Optical Photothermal Infrared (OPTIR) spectroscopy assisted by machine learning for lactic acid bacteria identification at strain level

Abstract

Lactic acid bacteria (LAB) are widely used in food, health, and biotechnology sectors, where accurate strain level identification is critical. Conventional methods, such as 16S rRNA sequencing, PCR-based fingerprinting (RAPD, AFLP), and MALDI-TOF mass spectrometry are powerful tools to identify bacteria at species level but often fail to resolve closely related strains due to limited taxonomic resolution, protocol sensitivity, or database dependence. In this study, we evaluated the capacity of Optical Photothermal Infrared (OPTIR) spectroscopy, a single-cell vibrational imaging technique, combined with supervised neural networks, to classify LAB at both species and strain levels.
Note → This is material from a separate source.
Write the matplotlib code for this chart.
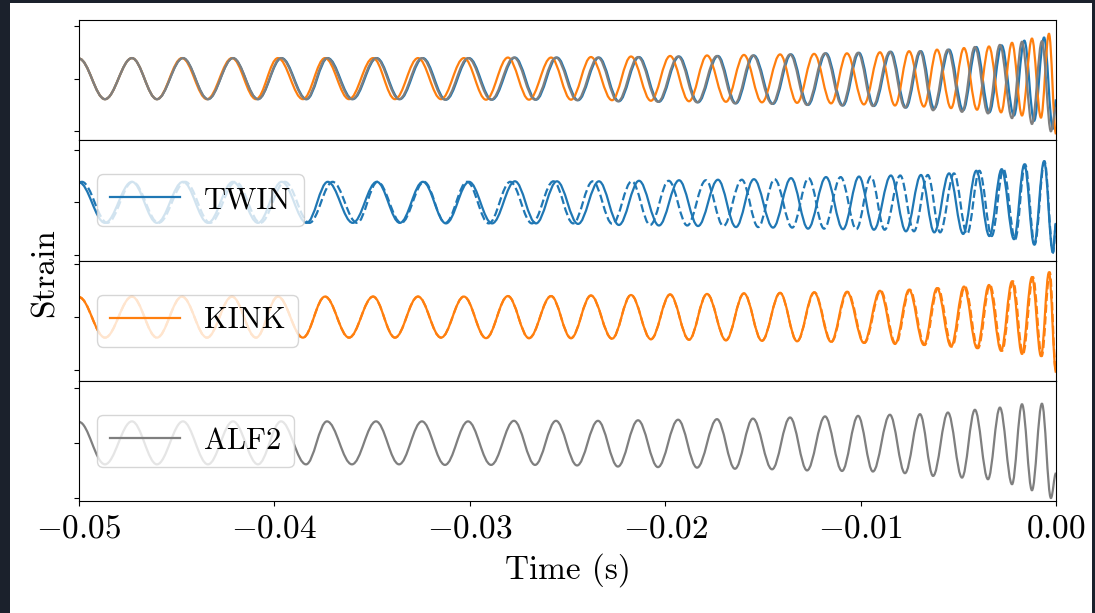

A total of 13 strains were analysed, including five Lactiplantibacillus plantarum, one Lactiplantibacillus pentosus, one Limosilactobacillus fermentum, three Lacticaseibacillus casei/paracasei, and three Streptococcus thermophilus, covering both intra- and inter-species diversity. Spectral data from LAB were acquired using a mIRage LS OPTIR system, preprocessed, and used to train a fully connected neural network for each level. The models achieved macro F1-scores of 97% for species level and 91% for strain level classification. These results demonstrate the potential of OPTIR, when integrated with machine learning, as a robust tool for high-resolution bacterial classification, with promising applications in microbiological quality control, probiotic selection, and microbial ecology.